NexaRAM operates in alignment with these standards. Our engineering team of 180 researchers released 120 product variants last year. This demonstrates our ability to convert design requirements into production-ready solutions. By using smart logistics systems, real-time tracking, and automated material replenishment (MRP), we coordinate with partners across North America, Europe, Southeast Asia, and the Middle East to deliver components on time.
In hot desert environments like the Middle East (e.g., NEOM project zones), outdoor combiner boxes face extreme ambient heat and high operational currents. Using 6 oz thick copper boards allows system builders to replace discrete copper wires with single, consolidated PCB backplanes. This design eliminates manual wiring errors, withstands ambient heat, and resists vibrations caused by sandstorms.
European Tier-1 automotive integrators must meet strict safety and packaging standards (such as ISO 262262 and IPC Class 3). Custom multi-layer heavy copper boards solve space limitations inside vehicle drivetrains. By embedding logic circuits next to the high-power traction stage, engineers save weight and lower assembly costs compared to separate busbar arrangements.
North American utility substations face extreme temperature drops during winter. Standard power supplies can suffer structural trace fractures due to CTE (Coefficient of Thermal Expansion) mismatch between copper and laminate materials. Heavy copper PCBs, with their robust structural builds, endure rapid temperature changes and prevent cracking, ensuring consistent performance in remote power stations.
A thick copper board (or heavy copper PCB) typically refers to a circuit board that has copper conductor layers thicker than 3 oz/ft² (105μm). Standard PCBs rely on 1 oz/ft² copper. These heavy copper boards are designed to handle high current demands and thermal loads without trace failures.
Current-carrying capacity is proportional to the cross-sectional area of the copper trace. For a given trace width, increasing copper thickness (e.g., from 1 oz to 6 oz) reduces electrical resistance, which lowers heat generation under high current loads.
Thick copper traces act as integrated heat sinks.
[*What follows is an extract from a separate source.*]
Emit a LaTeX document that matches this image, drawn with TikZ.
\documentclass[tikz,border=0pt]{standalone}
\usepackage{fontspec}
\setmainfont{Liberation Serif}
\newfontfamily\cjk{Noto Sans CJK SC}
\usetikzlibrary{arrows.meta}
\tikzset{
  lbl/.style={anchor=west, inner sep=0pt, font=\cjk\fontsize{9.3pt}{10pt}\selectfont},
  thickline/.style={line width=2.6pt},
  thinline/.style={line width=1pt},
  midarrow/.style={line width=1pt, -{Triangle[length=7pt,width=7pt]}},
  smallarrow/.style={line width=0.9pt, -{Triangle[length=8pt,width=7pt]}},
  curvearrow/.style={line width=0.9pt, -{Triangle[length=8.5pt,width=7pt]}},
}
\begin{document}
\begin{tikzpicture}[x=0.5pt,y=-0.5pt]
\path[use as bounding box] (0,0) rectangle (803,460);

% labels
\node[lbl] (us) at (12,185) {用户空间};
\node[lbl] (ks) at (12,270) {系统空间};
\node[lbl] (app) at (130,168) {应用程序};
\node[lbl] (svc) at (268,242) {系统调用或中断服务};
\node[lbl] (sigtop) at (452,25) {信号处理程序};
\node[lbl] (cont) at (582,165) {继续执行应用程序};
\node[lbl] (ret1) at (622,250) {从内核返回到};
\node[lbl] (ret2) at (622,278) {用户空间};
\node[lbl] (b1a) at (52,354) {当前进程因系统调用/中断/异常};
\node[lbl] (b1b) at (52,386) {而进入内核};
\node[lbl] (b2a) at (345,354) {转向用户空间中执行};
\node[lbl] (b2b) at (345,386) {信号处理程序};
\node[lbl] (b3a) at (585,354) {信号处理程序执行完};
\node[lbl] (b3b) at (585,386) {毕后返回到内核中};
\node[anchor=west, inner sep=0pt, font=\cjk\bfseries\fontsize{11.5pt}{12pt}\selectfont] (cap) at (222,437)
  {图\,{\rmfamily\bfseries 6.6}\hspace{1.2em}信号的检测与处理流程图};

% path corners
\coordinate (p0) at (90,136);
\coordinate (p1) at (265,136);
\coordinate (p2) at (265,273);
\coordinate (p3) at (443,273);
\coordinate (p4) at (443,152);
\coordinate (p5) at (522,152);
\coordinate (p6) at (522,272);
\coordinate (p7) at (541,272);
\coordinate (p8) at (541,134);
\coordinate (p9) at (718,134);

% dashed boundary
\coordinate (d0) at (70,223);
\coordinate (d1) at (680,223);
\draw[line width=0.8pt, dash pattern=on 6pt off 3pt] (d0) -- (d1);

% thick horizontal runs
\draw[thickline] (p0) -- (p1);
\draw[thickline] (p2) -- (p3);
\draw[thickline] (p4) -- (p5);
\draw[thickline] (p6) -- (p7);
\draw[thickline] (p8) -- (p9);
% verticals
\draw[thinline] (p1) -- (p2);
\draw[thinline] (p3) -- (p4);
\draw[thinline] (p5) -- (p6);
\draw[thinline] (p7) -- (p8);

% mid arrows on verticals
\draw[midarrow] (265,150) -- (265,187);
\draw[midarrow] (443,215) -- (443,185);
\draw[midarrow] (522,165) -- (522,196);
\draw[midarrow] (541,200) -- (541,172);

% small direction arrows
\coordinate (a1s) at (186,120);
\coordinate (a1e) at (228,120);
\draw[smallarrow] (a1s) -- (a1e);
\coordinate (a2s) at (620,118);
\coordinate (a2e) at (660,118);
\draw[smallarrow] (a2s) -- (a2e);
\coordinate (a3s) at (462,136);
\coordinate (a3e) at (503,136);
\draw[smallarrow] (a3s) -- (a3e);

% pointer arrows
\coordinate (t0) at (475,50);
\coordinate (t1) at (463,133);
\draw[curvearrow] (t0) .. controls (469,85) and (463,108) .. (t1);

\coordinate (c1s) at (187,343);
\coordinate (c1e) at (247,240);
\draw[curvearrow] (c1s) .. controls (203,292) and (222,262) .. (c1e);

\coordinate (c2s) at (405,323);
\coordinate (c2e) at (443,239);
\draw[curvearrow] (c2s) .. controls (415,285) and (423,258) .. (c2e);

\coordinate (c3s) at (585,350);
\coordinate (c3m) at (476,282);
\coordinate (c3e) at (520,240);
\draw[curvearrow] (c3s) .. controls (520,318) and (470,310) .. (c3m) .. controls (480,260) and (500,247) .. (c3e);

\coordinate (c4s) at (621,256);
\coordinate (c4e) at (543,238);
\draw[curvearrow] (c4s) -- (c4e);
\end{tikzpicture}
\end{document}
They distribute heat away from components like power transistors across the board's surface, lowering operational temperatures and reducing the need for heavy external heat sinks.
Heavy copper PCBs generally feature copper weights between 3 oz/ft² and 19 oz/ft². Extreme copper PCBs refer to designs with copper weights from 20 oz/ft² up to 200 oz/ft². These are used in heavy-duty utility and industrial installations.
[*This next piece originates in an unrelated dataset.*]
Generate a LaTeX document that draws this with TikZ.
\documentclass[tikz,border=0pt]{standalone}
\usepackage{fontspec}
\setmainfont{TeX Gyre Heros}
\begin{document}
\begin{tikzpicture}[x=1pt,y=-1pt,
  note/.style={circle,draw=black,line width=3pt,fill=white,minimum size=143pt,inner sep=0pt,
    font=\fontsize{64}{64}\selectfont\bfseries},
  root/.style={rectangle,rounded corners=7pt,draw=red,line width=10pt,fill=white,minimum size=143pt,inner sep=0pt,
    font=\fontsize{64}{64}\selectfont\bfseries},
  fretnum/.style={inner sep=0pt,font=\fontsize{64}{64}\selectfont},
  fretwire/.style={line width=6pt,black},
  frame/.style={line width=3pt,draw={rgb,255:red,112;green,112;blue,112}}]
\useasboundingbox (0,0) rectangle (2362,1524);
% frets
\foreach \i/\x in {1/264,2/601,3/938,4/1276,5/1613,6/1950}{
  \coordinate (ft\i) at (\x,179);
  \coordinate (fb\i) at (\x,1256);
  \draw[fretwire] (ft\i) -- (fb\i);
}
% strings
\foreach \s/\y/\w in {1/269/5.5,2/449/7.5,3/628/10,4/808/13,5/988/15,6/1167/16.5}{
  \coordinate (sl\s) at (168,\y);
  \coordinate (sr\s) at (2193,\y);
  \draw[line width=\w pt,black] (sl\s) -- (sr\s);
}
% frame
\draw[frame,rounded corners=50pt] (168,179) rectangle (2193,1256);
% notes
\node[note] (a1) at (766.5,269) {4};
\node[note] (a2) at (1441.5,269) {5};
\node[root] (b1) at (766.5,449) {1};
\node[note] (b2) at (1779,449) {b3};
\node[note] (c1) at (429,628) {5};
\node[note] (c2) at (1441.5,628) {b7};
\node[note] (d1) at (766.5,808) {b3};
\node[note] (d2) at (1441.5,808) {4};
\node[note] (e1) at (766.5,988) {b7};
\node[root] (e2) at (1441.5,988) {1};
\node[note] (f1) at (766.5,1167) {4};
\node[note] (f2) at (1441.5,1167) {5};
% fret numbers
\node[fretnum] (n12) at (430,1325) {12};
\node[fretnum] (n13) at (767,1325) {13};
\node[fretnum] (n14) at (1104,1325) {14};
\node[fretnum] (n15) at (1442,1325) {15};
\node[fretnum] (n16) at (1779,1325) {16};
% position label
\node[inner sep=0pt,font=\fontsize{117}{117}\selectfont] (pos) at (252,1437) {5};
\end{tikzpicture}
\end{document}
Key challenges include control of chemical etching to prevent undercut, achieving proper resin fill between high traces during lamination, and managing thermal contraction differences between copper and substrate material to prevent warping.
NexaRAM maintains quality by combining Automated Optical Inspection (AOI) with burn-in testing. We select high-Tg base laminates and use automated chemical monitoring during copper plating to ensure stable board construction.
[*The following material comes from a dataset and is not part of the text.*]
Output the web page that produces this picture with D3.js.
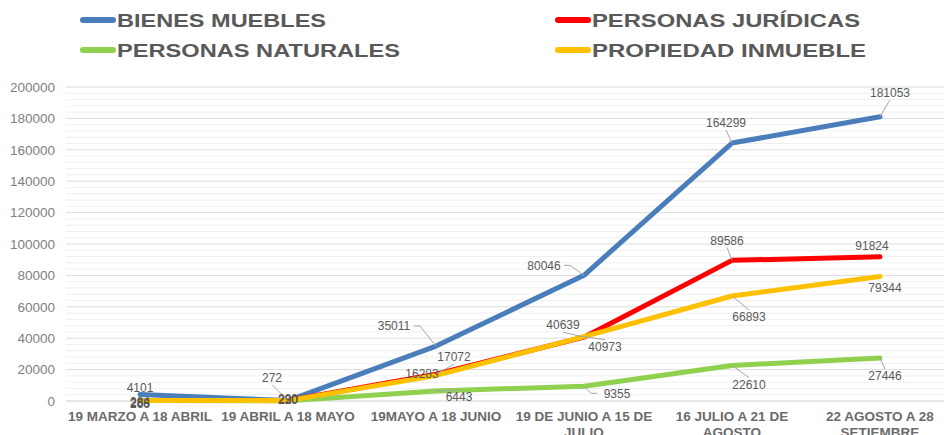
<!DOCTYPE html>
<html>
<head>
<meta charset="utf-8">
<script src="https://cdn.jsdelivr.net/npm/d3@7"></script>
<style>
  body { margin: 0; background: #fff; }
  svg { display: block; font-family: "Liberation Sans", Arial, sans-serif; }
</style>
</head>
<body>
<svg id="chart" width="944" height="435"></svg>
<script>
// categories (x axis), each may wrap on two lines
const categories = [
  ["19 MARZO A 18 ABRIL"],
  ["19 ABRIL A 18 MAYO"],
  ["19MAYO A 18 JUNIO"],
  ["19 DE JUNIO A 15 DE", "JULIO"],
  ["16 JULIO A 21 DE", "AGOSTO"],
  ["22 AGOSTO A 28", "SETIEMBRE"]
];
const seriesNames = ["BIENES MUEBLES", "PERSONAS JURÍDICAS", "PERSONAS NATURALES", "PROPIEDAD INMUEBLE"];
const bienesMuebles = [4101, 272, 35011, 80046, 164299, 181053];
const personasJuridicas = [284, 290, 17072, 40639, 89586, 91824];
const personasNaturales = [266, 220, 6443, 9355, 22610, 27446];
const propiedadInmueble = [288, 230, 16283, 40973, 66893, 79344];
const yTicks = [0, 20000, 40000, 60000, 80000, 100000, 120000, 140000, 160000, 180000, 200000];

const colors = ["#4a7ebb", "#ff0000", "#8fd04e", "#ffc000"];
// label offsets from the point (layout only)
const labelOffsets = [
  [[0,-7],[-16,-23],[-42,-20],[-40,-10],[-6,-20],[10,-24]],
  [[0,1],[0,-2],[18,-17],[-21,-12],[-5,-20],[-8,-11]],
  [[0,3],[0,-1],[23,6],[33,7],[17,19],[5,18]],
  [[0,2],[0,-1],[-14,-2],[21,10],[17,21],[5,11]]
];

const values = [bienesMuebles, personasJuridicas, personasNaturales, propiedadInmueble];
const svg = d3.select("#chart");

const x = d3.scaleBand().domain(d3.range(categories.length)).range([66, 954]);
const y = d3.scaleLinear().domain([0, 200000]).range([401, 87]);
const cx = i => x(i) + x.bandwidth() / 2;

// minor grid
svg.append("g").selectAll("line")
  .data(d3.range(0, 200001, 4000).filter(v => v % 20000 !== 0))
  .join("line")
  .attr("x1", 66).attr("x2", 944)
  .attr("y1", d => y(d)).attr("y2", d => y(d))
  .attr("stroke", "#f0f0f0").attr("stroke-width", 1);

// major grid
svg.append("g").selectAll("line")
  .data(yTicks)
  .join("line")
  .attr("x1", 66).attr("x2", 944)
  .attr("y1", d => y(d)).attr("y2", d => y(d))
  .attr("stroke", d => d === 0 ? "#d0d0d0" : "#dcdcdc").attr("stroke-width", 1);

// y axis labels
svg.append("g").selectAll("text")
  .data(yTicks)
  .join("text")
  .attr("x", 55).attr("y", d => y(d)).attr("dy", "0.35em")
  .attr("text-anchor", "end")
  .attr("font-size", 13.5).attr("fill", "#7f7f7f")
  .text(d => d);

// x axis labels
const xl = svg.append("g").selectAll("text")
  .data(categories)
  .join("text")
  .attr("text-anchor", "middle")
  .attr("font-size", 13.5).attr("font-weight", "bold").attr("fill", "#6b6b6b");
xl.selectAll("tspan")
  .data((d, i) => d.map(s => ({ s, i })))
  .join("tspan")
  .attr("x", d => cx(d.i))
  .attr("y", (d, j) => 421 + j * 16)
  .text(d => d.s);

// lines
const line = d3.line().x((d, i) => cx(i)).y(d => y(d));
svg.append("g").selectAll("path")
  .data(values)
  .join("path")
  .attr("d", d => line(d))
  .attr("fill", "none")
  .attr("stroke", (d, i) => colors[i])
  .attr("stroke-width", 5)
  .attr("stroke-linejoin", "round")
  .attr("stroke-linecap", "round");

// data labels with leader lines
const labels = [];
values.forEach((vals, s) => vals.forEach((v, i) => {
  const off = labelOffsets[s][i];
  labels.push({ v, px: cx(i), py: y(v), lx: cx(i) + off[0], ly: y(v) + off[1] });
}));

svg.append("g").selectAll("path")
  .data(labels.filter(d => Math.hypot(d.lx - d.px, d.ly - d.py) > 17))
  .join("path")
  .attr("d", d => {
    const dx = d.lx - d.px, dy = d.ly - d.py;
    let ex, ey;
    if (Math.abs(dx) > 25) { ex = d.lx - Math.sign(dx) * 20; ey = d.ly; return `M${d.px},${d.py}L${ex - Math.sign(dx) * 6},${ey}L${ex},${ey}`; }
    ex = d.lx; ey = d.ly - Math.sign(dy) * 7;
    return `M${d.px},${d.py}L${ex},${ey}`;
  })
  .attr("fill", "none").attr("stroke", "#a6a6a6").attr("stroke-width", 1);

svg.append("g").selectAll("text")
  .data(labels)
  .join("text")
  .attr("x", d => d.lx).attr("y", d => d.ly).attr("dy", "0.35em")
  .attr("text-anchor", "middle")
  .attr("font-size", 12).attr("fill", "#595959")
  .text(d => d.v);

// legend
const legendPos = [[80, 20], [555, 20], [80, 50], [555, 50]];
const legendW = [209, 268, 283, 274];
const lg = svg.append("g").selectAll("g")
  .data(seriesNames)
  .join("g")
  .attr("transform", (d, i) => `translate(${legendPos[i][0]},${legendPos[i][1]})`);
lg.append("line")
  .attr("x1", 3).attr("x2", 33).attr("y1", 0).attr("y2", 0)
  .attr("stroke", (d, i) => colors[i]).attr("stroke-width", 6).attr("stroke-linecap", "round");
lg.append("text")
  .attr("x", 37).attr("y", 0).attr("dy", "0.36em")
  .attr("font-size", 19).attr("font-weight", "bold").attr("fill", "#595959")
  .attr("textLength", (d, i) => legendW[i]).attr("lengthAdjust", "spacingAndGlyphs")
  .text(d => d);
</script>
</body>
</html>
For heavy copper boards, we recommend High-Tg FR4 laminates (Tg170 or Tg180) to handle thermal expansion. In specialized systems, metal-clad or ceramic-filled substrates are used to further improve heat dissipation.
Thick copper requires wider trace spacing. For example, a 3 oz copper trace typically requires a minimum spacing of 10-12 mils to prevent chemical bridging, and wider traces are needed to account for undercut during etching.
Heavy copper boards should meet the IPC-A-600 Class 2 or Class 3 standards, which define plating thickness and structural integrity. Solderability and thermal shock testing are also conducted to verify performance.
Factory 4.0 setups integrate real-time tracking with automated chemical controls. This monitors copper plating parameters continuously, keeping plating thickness within tight specifications and minimizing human assembly errors.